[START OF Raw data]
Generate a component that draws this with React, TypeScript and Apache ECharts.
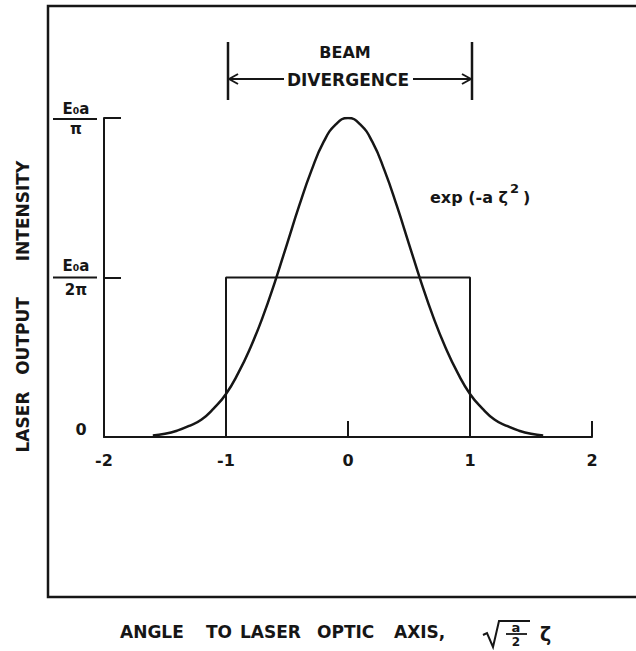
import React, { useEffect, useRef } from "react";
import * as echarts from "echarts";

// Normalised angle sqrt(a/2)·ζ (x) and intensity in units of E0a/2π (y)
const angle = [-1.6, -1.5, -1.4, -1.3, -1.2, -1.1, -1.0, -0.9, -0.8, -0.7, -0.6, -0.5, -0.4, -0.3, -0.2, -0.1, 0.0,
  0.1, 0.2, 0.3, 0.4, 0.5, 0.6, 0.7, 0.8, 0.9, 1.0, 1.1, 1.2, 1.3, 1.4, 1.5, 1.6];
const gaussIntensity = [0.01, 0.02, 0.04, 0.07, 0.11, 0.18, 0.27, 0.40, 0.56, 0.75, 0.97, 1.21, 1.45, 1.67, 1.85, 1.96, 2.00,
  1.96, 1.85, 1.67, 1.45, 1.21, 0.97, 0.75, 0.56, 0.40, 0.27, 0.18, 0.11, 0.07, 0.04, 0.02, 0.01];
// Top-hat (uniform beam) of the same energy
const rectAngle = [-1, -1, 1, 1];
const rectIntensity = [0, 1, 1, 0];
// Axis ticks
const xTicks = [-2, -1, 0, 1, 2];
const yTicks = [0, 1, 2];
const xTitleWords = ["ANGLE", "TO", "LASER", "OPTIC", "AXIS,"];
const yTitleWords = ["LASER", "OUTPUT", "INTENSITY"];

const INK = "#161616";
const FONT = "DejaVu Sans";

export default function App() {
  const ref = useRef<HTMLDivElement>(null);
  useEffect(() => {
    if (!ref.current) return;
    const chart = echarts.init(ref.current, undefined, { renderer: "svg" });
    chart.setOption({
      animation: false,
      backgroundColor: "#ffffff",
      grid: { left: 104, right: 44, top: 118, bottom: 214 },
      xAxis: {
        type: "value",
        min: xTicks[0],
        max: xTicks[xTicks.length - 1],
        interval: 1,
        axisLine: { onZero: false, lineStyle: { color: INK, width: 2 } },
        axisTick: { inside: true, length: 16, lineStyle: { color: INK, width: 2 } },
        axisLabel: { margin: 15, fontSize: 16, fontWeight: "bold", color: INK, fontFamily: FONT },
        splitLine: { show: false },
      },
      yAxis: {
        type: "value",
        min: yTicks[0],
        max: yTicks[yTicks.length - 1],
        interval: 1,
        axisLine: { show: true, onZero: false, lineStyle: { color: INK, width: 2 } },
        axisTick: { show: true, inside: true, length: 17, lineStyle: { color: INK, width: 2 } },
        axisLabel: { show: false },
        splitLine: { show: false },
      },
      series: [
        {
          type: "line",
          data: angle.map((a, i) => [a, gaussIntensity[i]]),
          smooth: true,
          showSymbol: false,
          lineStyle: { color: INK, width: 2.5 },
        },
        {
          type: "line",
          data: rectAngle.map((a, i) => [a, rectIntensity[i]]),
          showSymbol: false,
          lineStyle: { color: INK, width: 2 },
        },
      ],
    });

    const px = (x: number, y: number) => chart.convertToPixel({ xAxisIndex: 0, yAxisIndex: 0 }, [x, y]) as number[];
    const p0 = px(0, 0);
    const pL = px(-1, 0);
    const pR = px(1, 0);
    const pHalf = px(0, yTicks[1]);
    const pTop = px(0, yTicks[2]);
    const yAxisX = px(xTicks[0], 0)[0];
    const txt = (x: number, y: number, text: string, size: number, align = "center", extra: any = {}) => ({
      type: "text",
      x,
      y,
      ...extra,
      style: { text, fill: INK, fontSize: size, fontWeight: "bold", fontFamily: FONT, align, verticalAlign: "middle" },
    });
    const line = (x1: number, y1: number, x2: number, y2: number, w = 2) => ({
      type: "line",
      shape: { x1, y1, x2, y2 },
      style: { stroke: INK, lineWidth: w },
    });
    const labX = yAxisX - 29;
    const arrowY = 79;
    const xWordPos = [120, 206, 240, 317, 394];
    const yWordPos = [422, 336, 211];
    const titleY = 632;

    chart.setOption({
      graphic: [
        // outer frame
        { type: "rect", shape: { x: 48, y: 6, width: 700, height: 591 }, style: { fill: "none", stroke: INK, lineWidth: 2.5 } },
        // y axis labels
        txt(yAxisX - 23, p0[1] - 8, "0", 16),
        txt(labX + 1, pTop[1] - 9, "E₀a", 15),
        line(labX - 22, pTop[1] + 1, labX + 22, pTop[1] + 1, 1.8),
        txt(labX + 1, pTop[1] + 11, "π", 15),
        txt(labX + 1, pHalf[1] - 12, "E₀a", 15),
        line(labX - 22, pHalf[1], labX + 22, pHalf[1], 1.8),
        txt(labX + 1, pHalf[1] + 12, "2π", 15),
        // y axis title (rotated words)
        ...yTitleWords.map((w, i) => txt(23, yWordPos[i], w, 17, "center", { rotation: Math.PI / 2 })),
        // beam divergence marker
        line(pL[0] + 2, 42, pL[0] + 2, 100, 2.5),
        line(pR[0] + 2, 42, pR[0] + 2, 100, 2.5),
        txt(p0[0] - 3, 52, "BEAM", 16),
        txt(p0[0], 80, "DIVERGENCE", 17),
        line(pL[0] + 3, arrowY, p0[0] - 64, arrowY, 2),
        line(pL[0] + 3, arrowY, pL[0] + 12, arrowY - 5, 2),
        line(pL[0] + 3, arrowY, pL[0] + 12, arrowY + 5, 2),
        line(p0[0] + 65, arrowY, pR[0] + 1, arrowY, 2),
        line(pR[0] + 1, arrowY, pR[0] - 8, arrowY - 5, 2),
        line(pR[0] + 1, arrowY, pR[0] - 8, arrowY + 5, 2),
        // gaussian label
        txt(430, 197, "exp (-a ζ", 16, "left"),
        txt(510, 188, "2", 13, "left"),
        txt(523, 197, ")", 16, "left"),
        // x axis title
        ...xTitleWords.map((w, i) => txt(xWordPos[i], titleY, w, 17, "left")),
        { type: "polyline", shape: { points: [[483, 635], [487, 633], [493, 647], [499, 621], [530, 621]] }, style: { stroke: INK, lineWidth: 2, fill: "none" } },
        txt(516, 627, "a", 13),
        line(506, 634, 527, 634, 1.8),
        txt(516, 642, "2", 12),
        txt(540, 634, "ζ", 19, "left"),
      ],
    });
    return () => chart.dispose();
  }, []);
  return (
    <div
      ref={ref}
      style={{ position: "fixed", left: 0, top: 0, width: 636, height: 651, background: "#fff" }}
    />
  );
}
[END OF Raw data]
Each line above is to be copied verbatim. Drop any image from the copy.

Generate a component that draws this with React, TypeScript and Apache ECharts.
import React, { useEffect, useRef } from "react";
import * as echarts from "echarts";

// Normalised angle sqrt(a/2)·ζ (x) and intensity in units of E0a/2π (y)
const angle = [-1.6, -1.5, -1.4, -1.3, -1.2, -1.1, -1.0, -0.9, -0.8, -0.7, -0.6, -0.5, -0.4, -0.3, -0.2, -0.1, 0.0,
  0.1, 0.2, 0.3, 0.4, 0.5, 0.6, 0.7, 0.8, 0.9, 1.0, 1.1, 1.2, 1.3, 1.4, 1.5, 1.6];
const gaussIntensity = [0.01, 0.02, 0.04, 0.07, 0.11, 0.18, 0.27, 0.40, 0.56, 0.75, 0.97, 1.21, 1.45, 1.67, 1.85, 1.96, 2.00,
  1.96, 1.85, 1.67, 1.45, 1.21, 0.97, 0.75, 0.56, 0.40, 0.27, 0.18, 0.11, 0.07, 0.04, 0.02, 0.01];
// Top-hat (uniform beam) of the same energy
const rectAngle = [-1, -1, 1, 1];
const rectIntensity = [0, 1, 1, 0];
// Axis ticks
const xTicks = [-2, -1, 0, 1, 2];
const yTicks = [0, 1, 2];
const xTitleWords = ["ANGLE", "TO", "LASER", "OPTIC", "AXIS,"];
const yTitleWords = ["LASER", "OUTPUT", "INTENSITY"];

const INK = "#161616";
const FONT = "DejaVu Sans";

export default function App() {
  const ref = useRef<HTMLDivElement>(null);
  useEffect(() => {
    if (!ref.current) return;
    const chart = echarts.init(ref.current, undefined, { renderer: "svg" });
    chart.setOption({
      animation: false,
      backgroundColor: "#ffffff",
      grid: { left: 104, right: 44, top: 118, bottom: 214 },
      xAxis: {
        type: "value",
        min: xTicks[0],
        max: xTicks[xTicks.length - 1],
        interval: 1,
        axisLine: { onZero: false, lineStyle: { color: INK, width: 2 } },
        axisTick: { inside: true, length: 16, lineStyle: { color: INK, width: 2 } },
        axisLabel: { margin: 15, fontSize: 16, fontWeight: "bold", color: INK, fontFamily: FONT },
        splitLine: { show: false },
      },
      yAxis: {
        type: "value",
        min: yTicks[0],
        max: yTicks[yTicks.length - 1],
        interval: 1,
        axisLine: { show: true, onZero: false, lineStyle: { color: INK, width: 2 } },
        axisTick: { show: true, inside: true, length: 17, lineStyle: { color: INK, width: 2 } },
        axisLabel: { show: false },
        splitLine: { show: false },
      },
      series: [
        {
          type: "line",
          data: angle.map((a, i) => [a, gaussIntensity[i]]),
          smooth: true,
          showSymbol: false,
          lineStyle: { color: INK, width: 2.5 },
        },
        {
          type: "line",
          data: rectAngle.map((a, i) => [a, rectIntensity[i]]),
          showSymbol: false,
          lineStyle: { color: INK, width: 2 },
        },
      ],
    });

    const px = (x: number, y: number) => chart.convertToPixel({ xAxisIndex: 0, yAxisIndex: 0 }, [x, y]) as number[];
    const p0 = px(0, 0);
    const pL = px(-1, 0);
    const pR = px(1, 0);
    const pHalf = px(0, yTicks[1]);
    const pTop = px(0, yTicks[2]);
    const yAxisX = px(xTicks[0], 0)[0];
    const txt = (x: number, y: number, text: string, size: number, align = "center", extra: any = {}) => ({
      type: "text",
      x,
      y,
      ...extra,
      style: { text, fill: INK, fontSize: size, fontWeight: "bold", fontFamily: FONT, align, verticalAlign: "middle" },
    });
    const line = (x1: number, y1: number, x2: number, y2: number, w = 2) => ({
      type: "line",
      shape: { x1, y1, x2, y2 },
      style: { stroke: INK, lineWidth: w },
    });
    const labX = yAxisX - 29;
    const arrowY = 79;
    const xWordPos = [120, 206, 240, 317, 394];
    const yWordPos = [422, 336, 211];
    const titleY = 632;

    chart.setOption({
      graphic: [
        // outer frame
        { type: "rect", shape: { x: 48, y: 6, width: 700, height: 591 }, style: { fill: "none", stroke: INK, lineWidth: 2.5 } },
        // y axis labels
        txt(yAxisX - 23, p0[1] - 8, "0", 16),
        txt(labX + 1, pTop[1] - 9, "E₀a", 15),
        line(labX - 22, pTop[1] + 1, labX + 22, pTop[1] + 1, 1.8),
        txt(labX + 1, pTop[1] + 11, "π", 15),
        txt(labX + 1, pHalf[1] - 12, "E₀a", 15),
        line(labX - 22, pHalf[1], labX + 22, pHalf[1], 1.8),
        txt(labX + 1, pHalf[1] + 12, "2π", 15),
        // y axis title (rotated words)
        ...yTitleWords.map((w, i) => txt(23, yWordPos[i], w, 17, "center", { rotation: Math.PI / 2 })),
        // beam divergence marker
        line(pL[0] + 2, 42, pL[0] + 2, 100, 2.5),
        line(pR[0] + 2, 42, pR[0] + 2, 100, 2.5),
        txt(p0[0] - 3, 52, "BEAM", 16),
        txt(p0[0], 80, "DIVERGENCE", 17),
        line(pL[0] + 3, arrowY, p0[0] - 64, arrowY, 2),
        line(pL[0] + 3, arrowY, pL[0] + 12, arrowY - 5, 2),
        line(pL[0] + 3, arrowY, pL[0] + 12, arrowY + 5, 2),
        line(p0[0] + 65, arrowY, pR[0] + 1, arrowY, 2),
        line(pR[0] + 1, arrowY, pR[0] - 8, arrowY - 5, 2),
        line(pR[0] + 1, arrowY, pR[0] - 8, arrowY + 5, 2),
        // gaussian label
        txt(430, 197, "exp (-a ζ", 16, "left"),
        txt(510, 188, "2", 13, "left"),
        txt(523, 197, ")", 16, "left"),
        // x axis title
        ...xTitleWords.map((w, i) => txt(xWordPos[i], titleY, w, 17, "left")),
        { type: "polyline", shape: { points: [[483, 635], [487, 633], [493, 647], [499, 621], [530, 621]] }, style: { stroke: INK, lineWidth: 2, fill: "none" } },
        txt(516, 627, "a", 13),
        line(506, 634, 527, 634, 1.8),
        txt(516, 642, "2", 12),
        txt(540, 634, "ζ", 19, "left"),
      ],
    });
    return () => chart.dispose();
  }, []);
  return (
    <div
      ref={ref}
      style={{ position: "fixed", left: 0, top: 0, width: 636, height: 651, background: "#fff" }}
    />
  );
}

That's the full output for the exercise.